A finales de la década de los 50, el Instituto Tecnológico de Massachusetts (MIT) lanzó al espacio un extravagante y peligroso sistema de comunicaciones de largo alcance para facilitar las comunicaciones en caso de un ataque soviético.
Walter E. Morrow y Harold Meyer idearon lanzar al espacio cientos de millones de finas agujas de cobre de 1.78 centímetros de largo y cerca de 20 micras de diámetro (cuatro veces menos que el grosor de un cabello humano) para que el metal pudiera transmitir ondas de radio de 8 GHz.
Para 1961, Estados Unidos puso en práctica esta idea con el lanzamiento de un dispensador metálico cargado con 480 millones de agujas a bordo de un misil Atlas-Agena, sin embargo, por una falla, la carga no se desplegó.
En 1963, se realizó un segundo intento, ahora para poner en órbita 350 millones de agujas a 3 mil 500 kilómetros de altura. Y fue todo un éxito: pudieron hacer conexiones por voz y enviar teletipos entre California y Massachusetss.
Pero todo se arruinó cuando las agujas se dispersaron y la calidad de las transmisiones cayeron en picado.
A consecuencia de esto la Unión Astronómica Internacional (IAU) y el Comité de Investigación Espacial (COSPAR) pidieron participar en el experimento y ser parte del plan.

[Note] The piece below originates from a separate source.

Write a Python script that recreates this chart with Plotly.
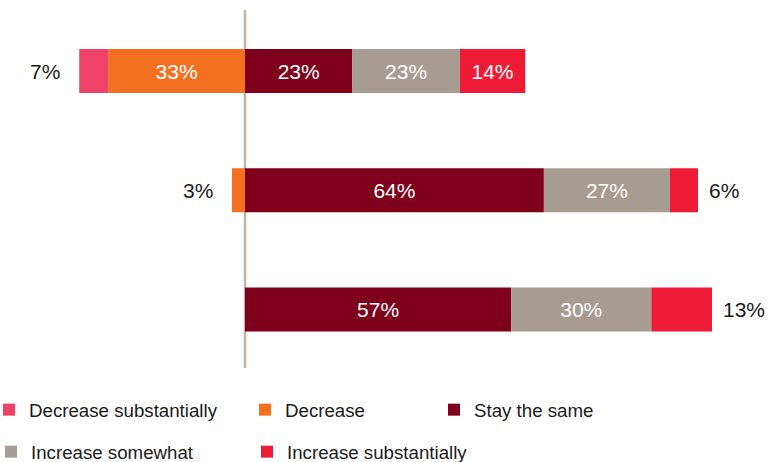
import plotly.graph_objects as go

# ---- data ----
rows = [0, 1, 2]
series_names = ["Decrease substantially", "Decrease", "Stay the same",
                "Increase somewhat", "Increase substantially"]
series_colors = ["#EF4268", "#F37021", "#7F001A", "#A79C92", "#EE1B36"]

# bar lengths (percent)
dec_sub = [6.2, 0, 0]
decrease = [29.3, 2.8, 0]
stay = [23, 64, 57]
inc_some = [23, 27, 30]
inc_sub = [14, 6, 13]

# printed labels
dec_sub_lbl = ["7%", "", ""]
decrease_lbl = ["33%", "3%", ""]
stay_lbl = ["23%", "64%", "57%"]
inc_some_lbl = ["23%", "27%", "30%"]
inc_sub_lbl = ["14%", "6%", "13%"]

# which labels sit inside the segment (others are drawn outside the bar)
dec_sub_in = [False, False, False]
decrease_in = [True, False, False]
inc_sub_in = [True, False, False]

FONT = "Liberation Sans, Arial, Helvetica, sans-serif"
W, H = 772, 462
BAR_W = 0.369

fig = go.Figure()


def inside(lbls, flags=None):
    if flags is None:
        return lbls
    return [l if f else "" for l, f in zip(lbls, flags)]


traces = [
    ("Decrease substantially", [-v for v in dec_sub], inside(dec_sub_lbl, dec_sub_in), "legend"),
    ("Decrease", [-v for v in decrease], inside(decrease_lbl, decrease_in), "legend2"),
    ("Stay the same", stay, inside(stay_lbl), "legend3"),
    ("Increase somewhat", inc_some, inside(inc_some_lbl), "legend4"),
    ("Increase substantially", inc_sub, inside(inc_sub_lbl, inc_sub_in), "legend5"),
]
# negative stacks outward in trace order: put "Decrease" first so it touches zero
order = [1, 0, 2, 3, 4]
for i in order:
    name, vals, txt, lg = traces[i]
    fig.add_trace(go.Bar(
        y=rows, x=vals, orientation="h", name=name,
        marker=dict(color=series_colors[series_names.index(name)], line=dict(width=0)),
        width=BAR_W, text=txt, textposition="inside", insidetextanchor="middle",
        textfont=dict(color="white", size=21, family=FONT),
        hoverinfo="name+x", legend=lg, showlegend=True,
    ))

annotations = []
# left outside labels
for r in rows:
    left_total = dec_sub[r] + decrease[r]
    lbl = ""
    if dec_sub_lbl[r] and not dec_sub_in[r]:
        lbl = dec_sub_lbl[r]
    elif decrease_lbl[r] and not decrease_in[r]:
        lbl = decrease_lbl[r]
    if lbl:
        annotations.append(dict(x=-left_total, y=r, xref="x", yref="y", text=lbl,
                                showarrow=False, xanchor="right", xshift=-17,
                                font=dict(size=21, color="#1a1a1a", family=FONT)))
# right outside labels
for r in rows:
    if inc_sub_lbl[r] and not inc_sub_in[r]:
        right_total = stay[r] + inc_some[r] + inc_sub[r]
        annotations.append(dict(x=right_total, y=r, xref="x", yref="y", text=inc_sub_lbl[r],
                                showarrow=False, xanchor="left", xshift=9,
                                font=dict(size=21, color="#1a1a1a", family=FONT)))

px_per_unit = 4.67
zero_px = 245
x_range = [-zero_px / px_per_unit, (W - zero_px) / px_per_unit]
row_px0, row_step = 71, 119.25
y_range = [(H - row_px0) / row_step, -row_px0 / row_step]


def legend_pos(text_px, center_py):
    return dict(x=(text_px - 40) / W, y=1 - center_py / H, xanchor="left", yanchor="middle",
                font=dict(size=18.7, color="#1a1a1a", family=FONT), bgcolor="rgba(0,0,0,0)",
                itemclick=False, itemdoubleclick=False)


fig.update_layout(
    width=W, height=H,
    margin=dict(l=0, r=0, t=0, b=0, autoexpand=False),
    paper_bgcolor="white", plot_bgcolor="white",
    barmode="relative",
    xaxis=dict(range=x_range, visible=False, fixedrange=True),
    yaxis=dict(range=y_range, visible=False, fixedrange=True),
    uniformtext=dict(minsize=21, mode="show"),
    shapes=[dict(type="line", xref="x", yref="paper", x0=0, x1=0,
                 y0=1 - 10 / H, y1=1 - 368 / H,
                 line=dict(color="#BFB4AA", width=2.5), layer="below")],
    annotations=annotations,
    legend=legend_pos(29, 410),
    legend2=legend_pos(285, 410),
    legend3=legend_pos(474, 410),
    legend4=legend_pos(31, 452),
    legend5=legend_pos(287, 452),
    font=dict(family=FONT),
)

fig.write_html("out.html",
               config={"displayModeBar": False},
               post_script="document.body.style.margin='0';document.body.style.overflow='hidden';")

Posteriormente, el proyecto entró en el Tratado del Espacio Exterior diseñado para luchar contra la militarización y la degradación en el espacio. Donde los países se comprometen a no reclamar el espacio y a no contaminarlo.
Actualmente, miles de agujas aún están en el espacio y se convirtieron en proyectiles que viajan a decenas de kilómetros por hora. Otras regresaron a la atmósfera y se quedaron acumuladas en el hielo de los polos.